▼
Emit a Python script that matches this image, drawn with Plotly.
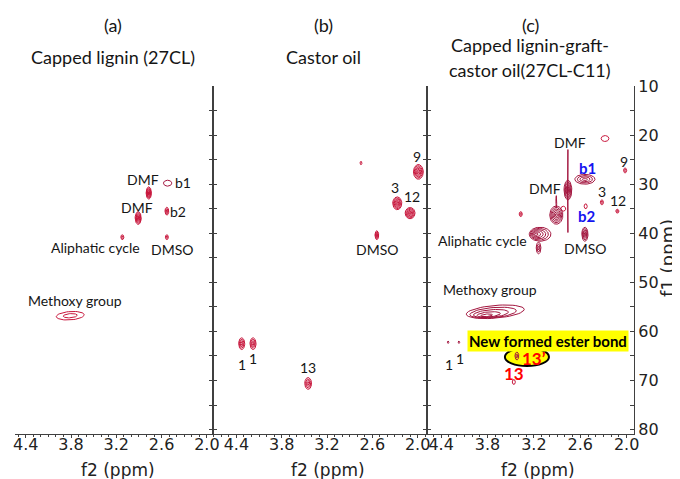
import numpy as np
import plotly.graph_objects as go

W, H = 680, 479

# ---------------- data (f2 = 1H ppm, f1 = 13C ppm) ----------------
# panel (a) Capped lignin (27CL)
a_f2 = [2.52, 2.77, 2.91, 2.53, 3.12, 2.53, 3.81]
a_f1 = [29.8, 31.8, 36.9, 35.5, 40.8, 40.8, 56.8]
a_dw = [0.11, 0.07, 0.08, 0.05, 0.04, 0.04, 0.37]
a_dh = [1.2, 2.5, 2.6, 1.6, 1.0, 1.0, 1.7]
a_lv = [1, 6, 6, 3, 2, 2, 2]
a_tilt = [0, 0, 0, 0, 0, 0, 1.0]

# panel (b) Castor oil
b_f2 = [2.75, 1.99, 2.27, 2.10, 2.54, 4.33, 4.18, 3.45]
b_f1 = [25.7, 27.5, 33.9, 35.9, 40.4, 62.5, 62.5, 70.6]
b_dw = [0.025, 0.13, 0.12, 0.13, 0.05, 0.08, 0.08, 0.09]
b_dh = [0.7, 3.0, 2.6, 2.3, 1.8, 2.4, 2.4, 2.4]
b_lv = [1, 6, 6, 6, 4, 4, 4, 4]

# panel (c) Capped lignin-graft-castor oil (27CL-C11)
c_f2 = [2.28, 2.02, 2.54, 2.76, 2.76, 2.91, 2.91, 2.82, 2.32, 2.12,
        2.53, 2.54, 3.37, 3.12, 3.14, 3.70, 4.31, 4.17, 3.42, 3.46]
c_f1 = [20.7, 27.2, 29.0, 31.4, 31.2, 36.3, 33.6, 35.0, 33.7, 35.5,
        34.5, 40.2, 36.1, 40.2, 43.0, 56.0, 62.2, 62.2, 65.0, 70.3]
c_dw = [0.10, 0.04, 0.26, 0.008, 0.10, 0.17, 0.01, 0.065, 0.04, 0.04,
        0.04, 0.08, 0.04, 0.28, 0.06, 0.75, 0.02, 0.02, 0.05, 0.04]
c_dh = [1.2, 1.0, 2.0, 16.9, 4.0, 3.7, 2.5, 1.0, 1.0, 0.8,
        1.0, 2.85, 1.0, 2.85, 2.4, 2.6, 0.5, 0.5, 1.6, 1.0]
c_lv = [1, 2, 4, 1, 6, 6, 1, 1, 2, 2, 1, 5, 2, 6, 3, 5, 1, 1, 2, 1]
c_tone = [0, 0, 1, 1, 1, 1, 1, 0, 0, 0, 0, 1, 0, 1, 1, 1, 1, 1, 1, 0]
c_sx = [0]*13 + [0.06, 0, 0.14, 0, 0, 0, 0]
c_sy = [0]*15 + [0.9, 0, 0, 0, 0]
c_tilt = [0]*15 + [1.3, 0, 0, 0, 0]

x_ticks = [4.4, 3.8, 3.2, 2.6, 2.0]
y_ticks = [10, 20, 30, 40, 50, 60, 70, 80]

RED = "#C8163C"
MAROON = "#A3163F"


def rings(cx, cy, w, h, n, sx=0.0, sy=0.0, tilt=0.0):
    xs, ys = [], []
    t = np.linspace(0, 2 * np.pi, 49)
    for k in range(n):
        s = (k + 1) / n
        ccx = cx + sx * (1 - s)
        ccy = cy + sy * (1 - s)
        ex = ccx + w / 2 * s * np.cos(t)
        ey = ccy + h / 2 * s * np.sin(t) + tilt * (ex - ccx)
        xs += list(ex) + [None]
        ys += list(ey) + [None]
    return xs, ys


def panel_traces(f2, f1, dw, dh, lv, colors, axx, axy, sx=None, sy=None, tilt=None):
    n = len(f2)
    sx = sx or [0] * n
    sy = sy or [0] * n
    tilt = tilt or [0] * n
    groups = {}
    for i in range(n):
        xs, ys = rings(f2[i], f1[i], dw[i], dh[i], lv[i], sx[i], sy[i], tilt[i])
        gx, gy = groups.setdefault(colors[i], ([], []))
        gx += xs
        gy += ys
    out = []
    for col, (gx, gy) in groups.items():
        out.append(go.Scatter(x=gx, y=gy, mode="lines", line=dict(color=col, width=1),
                              xaxis=axx, yaxis=axy, hoverinfo="skip", showlegend=False))
    return out


fig = go.Figure()
for tr in panel_traces(a_f2, a_f1, a_dw, a_dh, a_lv, [MAROON] + [RED] * 6, "x", "y", tilt=a_tilt):
    fig.add_trace(tr)
for tr in panel_traces(b_f2, b_f1, b_dw, b_dh, b_lv, [RED] * len(b_f2), "x2", "y2"):
    fig.add_trace(tr)
for tr in panel_traces(c_f2, c_f1, c_dw, c_dh, c_lv, [RED if t == 0 else MAROON for t in c_tone],
                       "x3", "y3", c_sx, c_sy, c_tilt):
    fig.add_trace(tr)

# the page body has an 8px margin: positions below are given in screen pixels
OFF = 8


def fx(px):
    return (px - OFF) / W


def fy(py):
    return 1 - (py - OFF) / H


YDOM = [fy(434), fy(86)]
YRANGE = [80.9, 10]
AXC = "#404040"
TICKFONT = dict(family="DejaVu Sans", size=16, color="#222")

xcommon = dict(tickvals=x_ticks, ticktext=[f"{v:.1f}" for v in x_ticks], ticks="outside", ticklen=3,
               tickcolor=AXC, minor=dict(dtick=0.1, tick0=2.0, ticks="outside", ticklen=2, tickcolor=AXC),
               showline=True, linecolor=AXC, linewidth=1.2, showgrid=False, zeroline=False,
               tickfont=TICKFONT, automargin=False, ticklabelstandoff=-7)
ycommon = dict(range=YRANGE, domain=YDOM, showline=True, linecolor=AXC, linewidth=1.2,
               showgrid=False, zeroline=False, ticks="inside", ticklen=4, tickcolor=AXC, automargin=False)

fig.update_layout(
    width=W, height=H, margin=dict(l=0, r=0, t=0, b=0, pad=0, autoexpand=False),
    paper_bgcolor="white", plot_bgcolor="white", showlegend=False,
    xaxis=dict(domain=[fx(15), fx(213)], range=[4.542, 1.919], anchor="y", **xcommon),
    xaxis2=dict(domain=[fx(213), fx(427)], range=[4.710, 1.876], anchor="y2", **xcommon),
    xaxis3=dict(domain=[fx(427), fx(634)], range=[4.583, 1.905], anchor="y3", **xcommon),
    yaxis=dict(anchor="x", side="right", tick0=10, dtick=5, showticklabels=False, **ycommon),
    yaxis2=dict(anchor="x2", side="left", mirror="ticks", tick0=10, dtick=5, showticklabels=False, **ycommon),
    yaxis3=dict(anchor="x3", side="right", mirror="ticks", tickvals=y_ticks,
                minor=dict(dtick=5, tick0=10, ticks="inside", ticklen=4, tickcolor=AXC),
                showticklabels=True, tickfont=TICKFONT, **ycommon),
)

# ellipse highlighting the new ester cross-peak (13')
e_cx, e_cy = 3.29, 65.2
fig.add_shape(type="circle", xref="x3", yref="y3", x0=e_cx + 0.285, x1=e_cx - 0.285,
              y0=e_cy - 1.85, y1=e_cy + 1.85, fillcolor="#FFFF00",
              line=dict(color="black", width=2), layer="below")

ann = []


def lab(text, x, y, size=14, color="#151515", family="Lato", **kw):
    d = dict(text=text, x=fx(x), y=fy(y), xref="paper", yref="paper", showarrow=False,
             xanchor="center", yanchor="middle", font=dict(family=family, size=size, color=color))
    d.update(kw)
    ann.append(d)


# titles
for t, x, y in [("(a)", 113, 25), ("Capped lignin (27CL)", 113, 57),
                ("(b)", 323, 25), ("Castor oil", 323, 57),
                ("(c)", 530, 25), ("Capped lignin-graft-", 530, 45), ("castor oil(27CL-C11)", 530, 70)]:
    lab(t, x, y, size=18)

# panel (a) labels
for t, x, y in [("DMF", 143, 179), ("b1", 183, 183), ("DMF", 137, 207), ("b2", 178, 212),
                ("Aliphatic cycle", 95, 247), ("DMSO", 172, 249), ("Methoxy group", 75, 300)]:
    lab(t, x, y)
# panel (b) labels
for t, x, y in [("9", 417, 157), ("3", 395, 187), ("12", 412, 197), ("DMSO", 377, 250),
                ("1", 242, 364), ("1", 253, 358), ("13", 308, 367)]:
    lab(t, x, y)
# panel (c) labels
for t, x, y in [("DMF", 570, 142), ("DMF", 545, 188), ("3", 602, 191), ("12", 618, 200),
                ("9", 624, 161), ("Aliphatic cycle", 482, 240), ("DMSO", 585, 248),
                ("Methoxy group", 490, 289), ("1", 449, 364), ("1", 460, 358)]:
    lab(t, x, y)
lab("<b>b1</b>", 587, 168, size=15, color="#1414F0")
lab("<b>b2</b>", 587, 216, size=15, color="#1414F0")
lab("<b>13’</b>", 534, 358, size=17, color="#FF0000")
lab("<b>13</b>", 514, 373, size=17, color="#FF0000")
lab("<b>New formed ester bond</b>", 548, 341, size=15, color="black", bgcolor="#FFFF00", borderpad=1)

# axis titles
for x in (118, 328, 538):
    lab("f2 (ppm)", x, 470, size=17, family="DejaVu Sans", color="#222")
lab("f1 (ppm)", 667, 258, size=18, family="DejaVu Sans", color="#222", textangle=-90)

fig.update_layout(annotations=ann)
fig.write_html("out.html")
▲
- [Task directions] Write out, word for word, the lines from the start of the data through the one holding "b_lv = [1, 6, 6, 6, 4, 4, 4, 4]". Omit pictures.

- [Worked solution]
Emit a Python script that matches this image, drawn with Plotly.
import numpy as np
import plotly.graph_objects as go

W, H = 680, 479

# ---------------- data (f2 = 1H ppm, f1 = 13C ppm) ----------------
# panel (a) Capped lignin (27CL)
a_f2 = [2.52, 2.77, 2.91, 2.53, 3.12, 2.53, 3.81]
a_f1 = [29.8, 31.8, 36.9, 35.5, 40.8, 40.8, 56.8]
a_dw = [0.11, 0.07, 0.08, 0.05, 0.04, 0.04, 0.37]
a_dh = [1.2, 2.5, 2.6, 1.6, 1.0, 1.0, 1.7]
a_lv = [1, 6, 6, 3, 2, 2, 2]
a_tilt = [0, 0, 0, 0, 0, 0, 1.0]

# panel (b) Castor oil
b_f2 = [2.75, 1.99, 2.27, 2.10, 2.54, 4.33, 4.18, 3.45]
b_f1 = [25.7, 27.5, 33.9, 35.9, 40.4, 62.5, 62.5, 70.6]
b_dw = [0.025, 0.13, 0.12, 0.13, 0.05, 0.08, 0.08, 0.09]
b_dh = [0.7, 3.0, 2.6, 2.3, 1.8, 2.4, 2.4, 2.4]
b_lv = [1, 6, 6, 6, 4, 4, 4, 4]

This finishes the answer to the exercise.